Была ли ликвидация феодальной раздробленности — спрашивал Смирнов, — была ли централизация страны актуальной государственной необходимостью в эпоху Грозного? Ну, что могли ответить ему Дубровский и Шевяков, исходя из общепринятой концепции Иванианы? Конечно, была. Являлась ли абсолютная монархия закономерным этапом в истории феодального общества и играла ли она роль централизующего государственного начала (см. Сочинения Маркса и Энгельса, т. X, стр. 721, а также т. XVI, ч. 1, стр. 445)? Согласен с этим Дубровский? Никуда не денешься. Знакома ли была в Средневековье всем европейским странам «страшная кровавая борьба» (см. Варфоломеевскую ночь во Франции, Стокгольмскую кровавую баню в Швеции и т.д.)? Согласен с этим Дубровский? Еще бы! А между тем из всего этого стандартного набора историографических клише Смирнов вывел как дважды два четыре, что опричнина была закономерной формой борьбы абсолютной монархии за централизацию страны против феодальных вожделений реакционных бояр и княжат.
И всё — ловушка захлопнулась. Экзекуция прошла успешно, мятеж усмирен. А что до «жестокой формы», которую приняла борьба за централизацию государства в эпоху опричнины, то к этому вопросу Смирнов был отлично подготовлен — еще Кавелиным. Увы, такова плата за прогресс, отвечал он, плата за «пресветлое царство», за избавление от «сил реакции и застоя».

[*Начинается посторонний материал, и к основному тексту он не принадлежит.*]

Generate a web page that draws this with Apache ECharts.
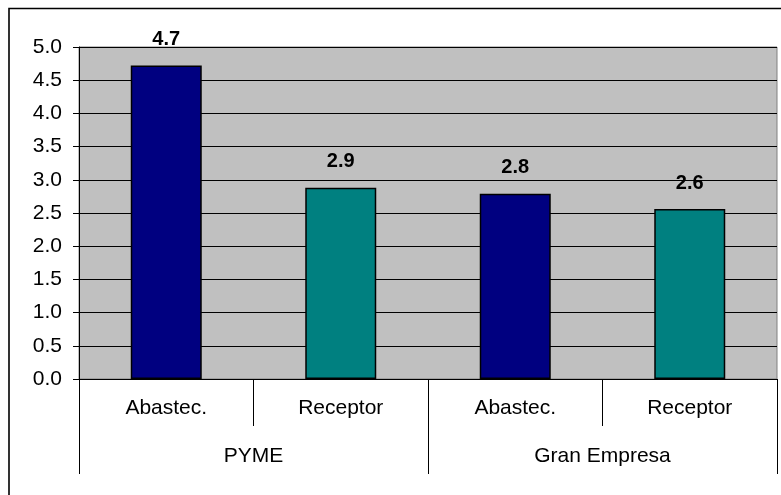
<!DOCTYPE html>
<html>
<head>
<meta charset="utf-8">
<script src="https://cdn.jsdelivr.net/npm/echarts@6/dist/echarts.min.js"></script>
<style>
  html, body { margin: 0; padding: 0; background: #ffffff; }
  #chart { width: 781px; height: 495px; }
</style>
</head>
<body>
<div id="chart"></div>
<script>
// Roles within each company size, and the size groups they belong to
var roles = ['Abastec.', 'Receptor', 'Abastec.', 'Receptor'];
var groups = ['PYME', 'Gran Empresa'];
var values = [4.72, 2.88, 2.79, 2.56];
var yTicks = [0, 0.5, 1, 1.5, 2, 2.5, 3, 3.5, 4, 4.5, 5];

var FONT = 'Arial, "Liberation Sans", sans-serif';
var roleColors = { 'Abastec.': '#000080', 'Receptor': '#008080' };

var barData = values.map(function (v, i) {
  return { value: v, itemStyle: { color: roleColors[roles[i]] } };
});

var chart = echarts.init(document.getElementById('chart'), null, { renderer: 'canvas' });

chart.setOption({
  backgroundColor: '#ffffff',
  animation: false,
  grid: {
    left: 79, right: 4, top: 47, bottom: 116,
    show: true,
    backgroundColor: '#C0C0C0',
    borderColor: '#808080',
    borderWidth: 1
  },
  xAxis: [
    {
      type: 'category',
      data: roles,
      position: 'bottom',
      axisLine: { show: true, lineStyle: { color: '#000', width: 1 } },
      axisTick: { show: true, alignWithLabel: false, interval: 0, length: 47, lineStyle: { color: '#000' } },
      axisLabel: { interval: 0, margin: 19, color: '#000', fontSize: 21, fontFamily: FONT },
      splitLine: { show: false }
    },
    {
      type: 'category',
      data: groups,
      position: 'bottom',
      axisLine: { show: false },
      axisTick: { show: true, interval: 0, length: 95, lineStyle: { color: '#000' } },
      axisLabel: { interval: 0, margin: 67, color: '#000', fontSize: 21, fontFamily: FONT },
      splitLine: { show: false }
    }
  ],
  yAxis: {
    type: 'value',
    min: yTicks[0],
    max: yTicks[yTicks.length - 1],
    interval: 0.5,
    axisLine: { show: true, lineStyle: { color: '#000', width: 1 } },
    axisTick: { show: true, inside: false, length: 6, lineStyle: { color: '#000' } },
    axisLabel: {
      margin: 17, color: '#000', fontSize: 21, fontFamily: FONT,
      formatter: function (v) { return v.toFixed(1); }
    },
    splitLine: { show: true, lineStyle: { color: '#000', width: 1 } }
  },
  series: [
    {
      type: 'bar',
      xAxisIndex: 0,
      data: barData,
      barWidth: 71,
      itemStyle: { borderColor: '#000', borderWidth: 1.5 },
      label: {
        show: true,
        position: 'top',
        distance: 16,
        color: '#000',
        fontSize: 20,
        fontWeight: 'bold',
        fontFamily: FONT,
        formatter: function (p) { return p.value.toFixed(1); }
      }
    }
  ],
  graphic: [
    {
      type: 'polyline',
      silent: true,
      shape: { points: [[9, 495], [9, 8.5], [781, 8.5]] },
      style: { stroke: '#000', lineWidth: 1.6, fill: null }
    }
  ]
});
</script>
</body>
</html>
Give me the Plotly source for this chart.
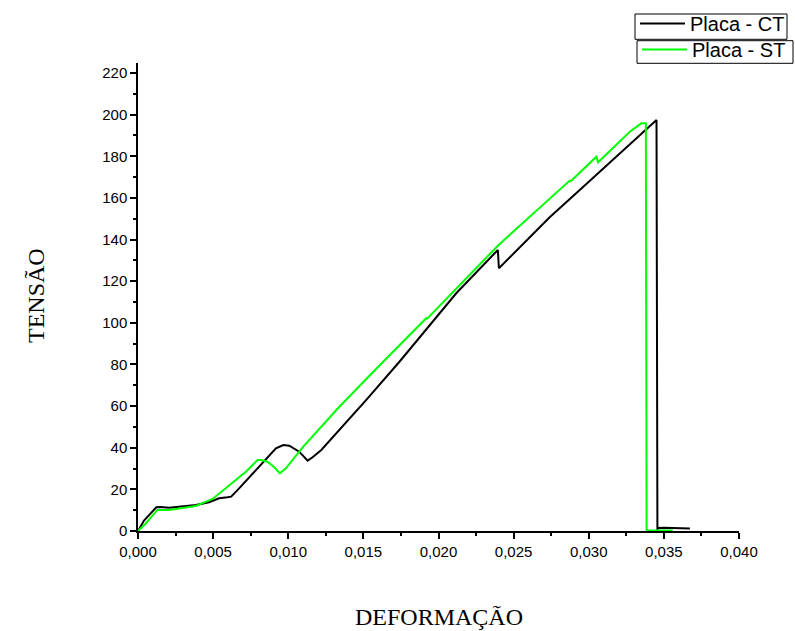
import plotly.graph_objects as go

# Placa - CT (black)
ct_x = [0.0, 0.0004, 0.00122, 0.0015, 0.00207, 0.0030, 0.00385, 0.00473, 0.0054, 0.00595,
        0.0062, 0.00673, 0.00807, 0.00918, 0.00967, 0.01007, 0.01073, 0.01129, 0.01162,
        0.0122, 0.01518, 0.0174, 0.02118, 0.02395, 0.02402, 0.0274, 0.0294, 0.03451,
        0.03457, 0.0346, 0.0350, 0.03673]
ct_y = [0.0, 5.0, 11.4, 11.5, 11.2, 11.8, 12.5, 13.8, 15.7, 16.2,
        16.5, 20.5, 30.9, 39.7, 41.3, 41.0, 38.1, 33.8, 35.4,
        38.9, 62.9, 81.3, 114.2, 135.0, 126.2, 150.7, 163.8, 197.4,
        0.5, 1.5, 1.6, 1.2]

# Placa - ST (green)
st_x = [0.0, 0.0005, 0.00129, 0.00207, 0.00385, 0.00496, 0.0060, 0.00718, 0.00796, 0.00818,
        0.00862, 0.00907, 0.00944, 0.00984, 0.0110, 0.0134, 0.01607, 0.01918, 0.01925, 0.024,
        0.02873, 0.0288, 0.03051, 0.03062, 0.03262, 0.03273, 0.0335, 0.0338, 0.03385,
        0.03387, 0.0356]
st_y = [0.0, 3.5, 10.1, 10.1, 12.0, 15.4, 21.5, 28.5, 34.1, 34.1,
        33.3, 30.6, 27.7, 30.1, 40.5, 59.7, 79.5, 102.2, 102.0, 137.4,
        168.3, 168.0, 179.8, 177.1, 191.0, 191.8, 195.8, 195.8, 0.5,
        0.3, 0.3]

x_tickvals = [0.0, 0.005, 0.010, 0.015, 0.020, 0.025, 0.030, 0.035, 0.040]
y_tickvals = [0, 20, 40, 60, 80, 100, 120, 140, 160, 180, 200, 220]

# layout helpers (pixel -> paper coords for a 601x468 plot area at (138, 63))
def px(xp):
    return (xp - 138) / 601

def py(yp):
    return (531 - yp) / 468

fig = go.Figure()
fig.add_trace(go.Scatter(x=ct_x, y=ct_y, mode="lines", name="Placa - CT",
                         line=dict(color="#000000", width=2), legend="legend"))
fig.add_trace(go.Scatter(x=st_x, y=st_y, mode="lines", name="Placa - ST",
                         line=dict(color="#00FF00", width=2), legend="legend2"))

axis_font = dict(family="Liberation Sans, Arial, sans-serif", size=15, color="black")
legend_font = dict(family="Liberation Sans, Arial, sans-serif", size=20, color="black")
title_font = dict(family="Liberation Serif, Times New Roman, serif", size=24, color="black")
fig.update_layout(
    width=795, height=631,
    margin=dict(l=138, r=56, t=63, b=100, autoexpand=False),
    paper_bgcolor="white", plot_bgcolor="white",
    separators=",.",
    showlegend=True,
    legend=dict(x=px(635), y=py(4), xanchor="left", yanchor="top",
                borderwidth=0, bgcolor="rgba(0,0,0,0)",
                font=legend_font, tracegroupgap=0, itemwidth=45),
    legend2=dict(x=px(637), y=py(30), xanchor="left", yanchor="top",
                 borderwidth=0, bgcolor="rgba(0,0,0,0)",
                 font=legend_font, tracegroupgap=0, itemwidth=45),
    shapes=[
        dict(type="rect", xref="paper", yref="paper", x0=px(635), x1=px(787), y0=py(39.3), y1=py(14),
             line=dict(color="black", width=1), fillcolor="rgba(0,0,0,0)", layer="above"),
        dict(type="rect", xref="paper", yref="paper", x0=px(637), x1=px(793), y0=py(63.3), y1=py(40.7),
             line=dict(color="black", width=1), fillcolor="rgba(0,0,0,0)", layer="above"),
    ],
    xaxis=dict(range=[0, 0.040], tickvals=x_tickvals, tickformat=".3f",
               showline=True, linecolor="black", linewidth=1.5, mirror=False,
               ticks="outside", ticklen=6, tickwidth=1.5, tickcolor="black",
               minor=dict(ticks="outside", ticklen=3, tickwidth=1.5, tickcolor="black", dtick=0.0025, tick0=0),
               showgrid=False, zeroline=False, tickfont=axis_font),
    yaxis=dict(range=[0, 224.8], tickvals=y_tickvals,
               showline=True, linecolor="black", linewidth=1.5, mirror=False,
               ticks="outside", ticklen=6, tickwidth=1.5, tickcolor="black",
               minor=dict(ticks="outside", ticklen=3, tickwidth=1.5, tickcolor="black", dtick=10, tick0=0),
               showgrid=False, zeroline=False, tickfont=axis_font),
    annotations=[
        dict(text="TENSÃO", xref="paper", yref="paper", x=px(36), y=py(296),
             xanchor="center", yanchor="middle", textangle=-90, showarrow=False,
             font=title_font),
        dict(text="DEFORMAÇÃO", xref="paper", yref="paper", x=px(439), y=py(617),
             xanchor="center", yanchor="middle", showarrow=False,
             font=title_font),
    ],
)

fig.write_html("out.html", config={"displayModeBar": False},
               post_script="document.body.style.margin='0';document.body.style.overflow='hidden';")
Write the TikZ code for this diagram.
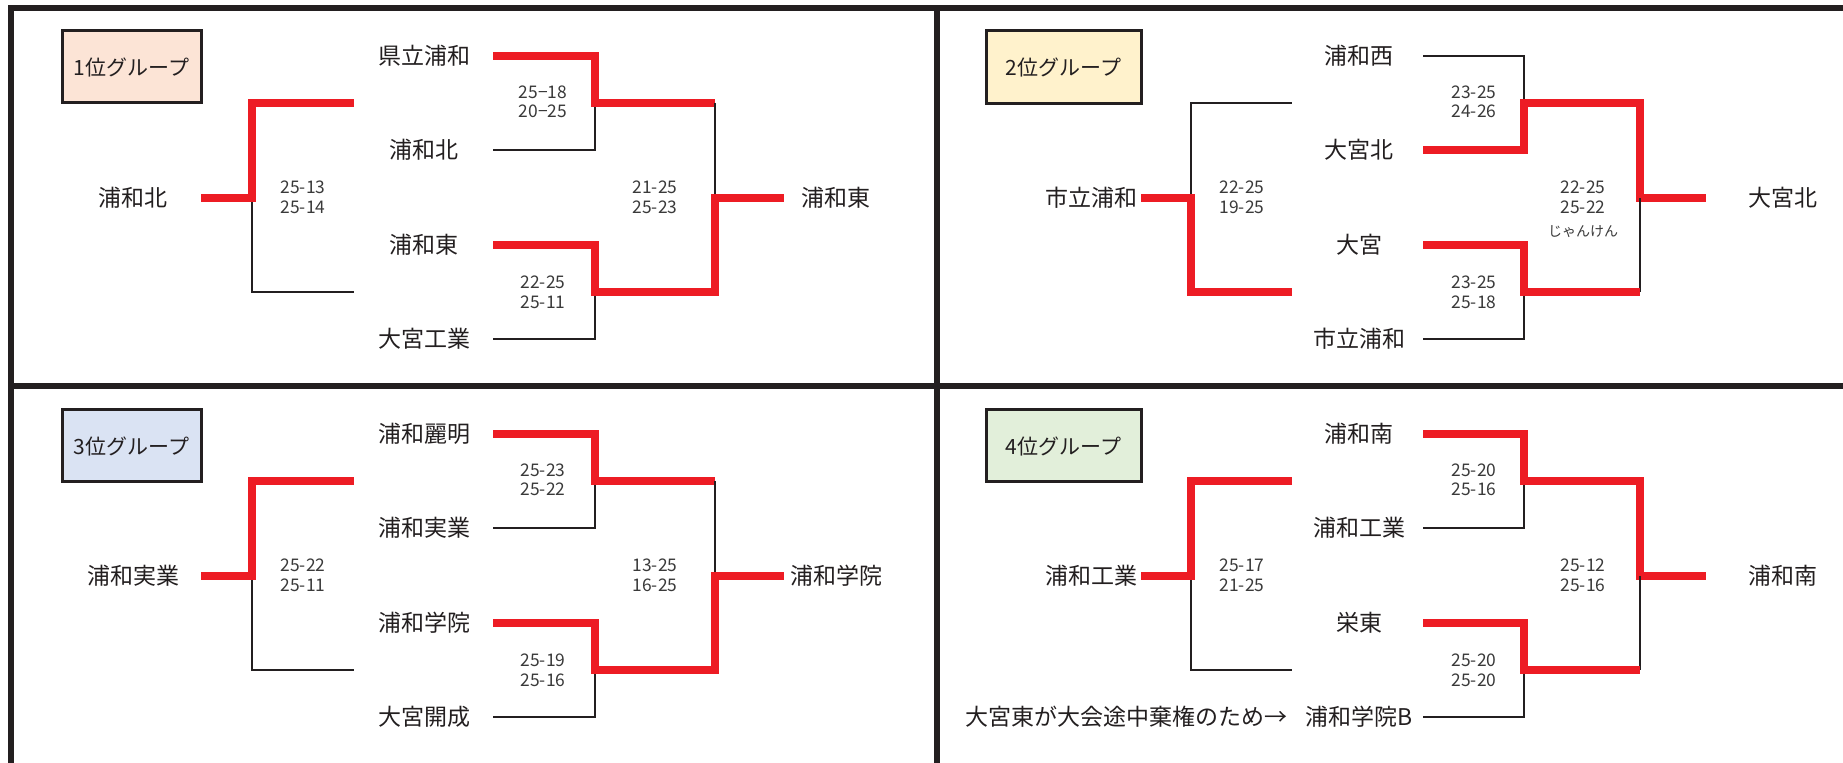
\documentclass[tikz,border=0pt]{standalone}
\usepackage{fontspec}
\setmainfont{Noto Sans CJK JP}
\definecolor{redl}{HTML}{ED1C24}
\definecolor{ink}{HTML}{231F20}
\definecolor{sc}{HTML}{3A3A3A}
\definecolor{gA}{HTML}{FCE4D6}
\definecolor{gB}{HTML}{FFF2CC}
\definecolor{gC}{HTML}{DAE3F3}
\definecolor{gD}{HTML}{E2EFDA}
\newcommand\cp[3]{\coordinate (#1) at (#2,#3);}
% bracket layout of the left column (groups 1 and 3)
\newcommand\leftbracket[2]{%
  \cp{#1L0}{201}{198+#2}\cp{#1L1}{252}{198+#2}\cp{#1L2}{252}{103+#2}\cp{#1L3}{354}{103+#2}
  \cp{#1L4}{252}{292+#2}\cp{#1L5}{354}{292+#2}
  \cp{#1a0}{493}{56+#2}\cp{#1a1}{595}{56+#2}\cp{#1a2}{595}{103+#2}\cp{#1a3}{493}{150+#2}\cp{#1a4}{595}{150+#2}
  \cp{#1b0}{493}{245+#2}\cp{#1b1}{595}{245+#2}\cp{#1b2}{595}{292+#2}\cp{#1b3}{493}{339+#2}\cp{#1b4}{595}{339+#2}
  \cp{#1f0}{715}{103+#2}\cp{#1f1}{715}{198+#2}\cp{#1f2}{715}{292+#2}\cp{#1f3}{784}{198+#2}
  \draw[lose] (#1L1) -- (#1L4) -- (#1L5);
  \draw[win] (#1L0) -- (#1L1) -- (#1L2) -- (#1L3);
  \draw[lose] (#1a3) -- (#1a4) -- (#1a2);
  \draw[win] (#1a0) -- (#1a1) -- (#1a2) -- (#1f0);
  \draw[lose] (#1b3) -- (#1b4) -- (#1b2);
  \draw[lose] (#1f0) -- (#1f1);
  \draw[win] (#1b0) -- (#1b1) -- (#1b2) -- (#1f2) -- (#1f1) -- (#1f3);
}
% coordinates of the right column (groups 2 and 4)
\newcommand\rightcoords[2]{%
  \cp{#1L0}{1141}{198+#2}\cp{#1L1}{1191}{198+#2}\cp{#1L2}{1191}{103+#2}\cp{#1L3}{1292}{103+#2}
  \cp{#1L4}{1191}{292+#2}\cp{#1L5}{1292}{292+#2}
  \cp{#1a0}{1423}{56+#2}\cp{#1a1}{1524}{56+#2}\cp{#1a2}{1524}{103+#2}\cp{#1a3}{1423}{150+#2}\cp{#1a4}{1524}{150+#2}
  \cp{#1b0}{1423}{245+#2}\cp{#1b1}{1524}{245+#2}\cp{#1b2}{1524}{292+#2}\cp{#1b3}{1423}{339+#2}\cp{#1b4}{1524}{339+#2}
  \cp{#1f0}{1640}{103+#2}\cp{#1f1}{1640}{198+#2}\cp{#1f2}{1640}{292+#2}\cp{#1f3}{1706}{198+#2}
}
\begin{document}
\begin{tikzpicture}[x=0.5pt,y=-0.5pt,
  win/.style={draw=redl, line width=4pt, line join=miter},
  lose/.style={draw=ink, line width=1.3pt},
  frame/.style={draw=ink, line width=3pt},
  team/.style={font=\fontsize{11.5}{13}\selectfont, text=ink, inner sep=0pt},
  score/.style={font=\fontsize{8.7}{9.75}\selectfont, text=sc, align=center, inner sep=0pt},
  small/.style={font=\fontsize{7}{8}\selectfont, text=sc, inner sep=0pt},
  gbox/.style={draw=ink, line width=1.5pt, inner sep=0pt, text=ink,
    font=\fontsize{10.5}{12}\selectfont}]
\useasboundingbox (0,0) rectangle (1843,763);
\fill[white] (0,0) rectangle (1843,763);

% frame
\draw[frame, line join=miter] (11,763) -- (11,8) -- (1843,8);
\draw[frame] (937,8) -- (937,763);
\draw[frame] (11,386.5) -- (1843,386.5);

% ---------- group 1 ----------
\node[gbox, fill=gA, minimum width=69.5pt, minimum height=36pt] (g1box) at (131.5,67) {1位グループ};
\leftbracket{g1}{0}
\node[team] (g1t1) at (424,56) {県立浦和};
\node[team] (g1t2) at (424,150) {浦和北};
\node[team] (g1t3) at (424,245) {浦和東};
\node[team] (g1t4) at (424,339) {大宮工業};
\node[team] (g1l) at (133,198) {浦和北};
\node[team] (g1w) at (836,198) {浦和東};
\node[score] (g1s0) at (303,197.5) {25-13\\25-14};
\node[score] (g1sa) at (543,102) {25−18\\20−25};
\node[score] (g1sb) at (543,292.5) {22-25\\25-11};
\node[score] (g1sf) at (655,197.5) {21-25\\25-23};

% ---------- group 3 ----------
\node[gbox, fill=gC, minimum width=69.5pt, minimum height=36pt] (g3box) at (131.5,446) {3位グループ};
\leftbracket{g3}{378}
\node[team] (g3t1) at (424,434) {浦和麗明};
\node[team] (g3t2) at (424,528) {浦和実業};
\node[team] (g3t3) at (424,623) {浦和学院};
\node[team] (g3t4) at (424,717) {大宮開成};
\node[team] (g3l) at (133,576) {浦和実業};
\node[team] (g3w) at (836,576) {浦和学院};
\node[score] (g3s0) at (303,575.5) {25-22\\25-11};
\node[score] (g3sa) at (543,480) {25-23\\25-22};
\node[score] (g3sb) at (543,670.5) {25-19\\25-16};
\node[score] (g3sf) at (655,575.5) {13-25\\16-25};

% ---------- group 2 ----------
\node[gbox, fill=gB, minimum width=77.5pt, minimum height=36.5pt] (g2box) at (1063.5,67.5) {2位グループ};
\rightcoords{g2}{0}
\draw[lose] (g2L1) -- (g2L2) -- (g2L3);
\draw[win] (g2L0) -- (g2L1) -- (g2L4) -- (g2L5);
\draw[lose] (g2a0) -- (g2a1) -- (g2a2);
\draw[win] (g2a3) -- (g2a4) -- (g2a2) -- (g2f0) -- (g2f1) -- (g2f3);
\draw[lose] (g2b3) -- (g2b4) -- (g2b2);
\draw[lose] (g2f2) -- (g2f1);
\draw[win] (g2b0) -- (g2b1) -- (g2b2) -- (g2f2);
\node[team] (g2t1) at (1359,56) {浦和西};
\node[team] (g2t2) at (1359,150) {大宮北};
\node[team] (g2t3) at (1359,245) {大宮};
\node[team] (g2t4) at (1359,339) {市立浦和};
\node[team] (g2l) at (1091,198) {市立浦和};
\node[team] (g2w) at (1783,198) {大宮北};
\node[score] (g2s0) at (1242,197.5) {22-25\\19-25};
\node[score] (g2sa) at (1474,102) {23-25\\24-26};
\node[score] (g2sb) at (1474,292.5) {23-25\\25-18};
\node[score] (g2sf) at (1583,197.5) {22-25\\25-22};
\node[small] (g2j) at (1583,232) {じゃんけん};

% ---------- group 4 ----------
\node[gbox, fill=gD, minimum width=77.5pt, minimum height=36pt] (g4box) at (1063.5,446) {4位グループ};
\rightcoords{g4}{378}
\draw[lose] (g4L1) -- (g4L4) -- (g4L5);
\draw[win] (g4L0) -- (g4L1) -- (g4L2) -- (g4L3);
\draw[lose] (g4a3) -- (g4a4) -- (g4a2);
\draw[win] (g4a0) -- (g4a1) -- (g4a2) -- (g4f0) -- (g4f1) -- (g4f3);
\draw[lose] (g4b3) -- (g4b4) -- (g4b2);
\draw[lose] (g4f2) -- (g4f1);
\draw[win] (g4b0) -- (g4b1) -- (g4b2) -- (g4f2);
\node[team] (g4t1) at (1359,434) {浦和南};
\node[team] (g4t2) at (1359,528) {浦和工業};
\node[team] (g4t3) at (1359,623) {栄東};
\node[team] (g4t4) at (1359,717) {浦和学院B};
\node[team] (g4l) at (1091,576) {浦和工業};
\node[team] (g4w) at (1783,576) {浦和南};
\node[team, anchor=east] (g4note) at (1288,717) {大宮東が大会途中棄権のため→};
\node[score] (g4s0) at (1242,575.5) {25-17\\21-25};
\node[score] (g4sa) at (1474,480) {25-20\\25-16};
\node[score] (g4sb) at (1474,670.5) {25-20\\25-20};
\node[score] (g4sf) at (1583,575.5) {25-12\\25-16};
\end{tikzpicture}
\end{document}
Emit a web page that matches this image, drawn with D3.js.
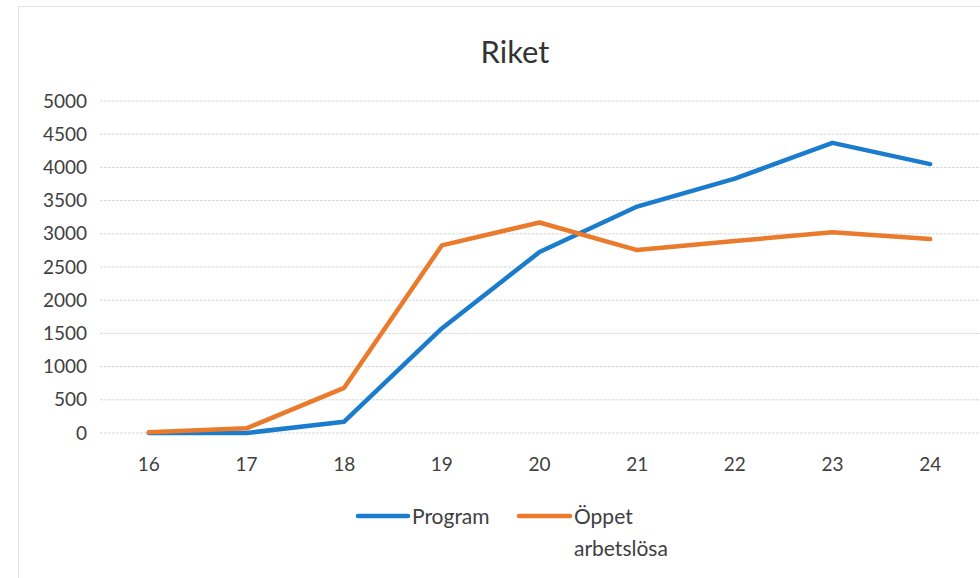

Даром, что «пресветлое царство», за которое заплачено было столь кровавой ценой, обернулось почему-то непроглядной тьмой крепостничества. Ддром, что вожделенный прогресс обернулся вековой хронической отсталостью, от которой не может освободиться страна и четыре столетия спустя. Даром, что, кроме крепостного права и перманентной отсталости, увековечила «прогрессивная опричнина» в стране еще и холопскую традицию, жертвой которой пал на наших глазах сам Смирнов — к сожалению, вместе со своим оппонентом.
Ибо Дубровскому-то и возразить было по существу нечего, поскольку он, как до него Погодин, Веселовский или Ключевский, никогда не задумался над содержанием понятия «абсолютная монархия», которым били его по голове, как дубиной. И потому не мог он возразить, что, хотя абсолютизм, деспотизм и самодержавие одинаково были юридически неограниченными монархиями, принципиально важно для Иванианы не столько их сходство, сколько различие между ними. Ибо именно в нем, в этом различии и лежит объяснение опричнины.
В 1956 году — после всех успехов марксистской науки — оказался Дубровский в той же позиции, в какой был в 1821-м первобытный «донаучный» Карамзин. Как и Карамзину, нечем ему было крыть своих оппонентов, кроме эмоционального протеста и возмущенного нравственного чувства. Его поражение было запрограммировано в его собственном концептуальном аппарате.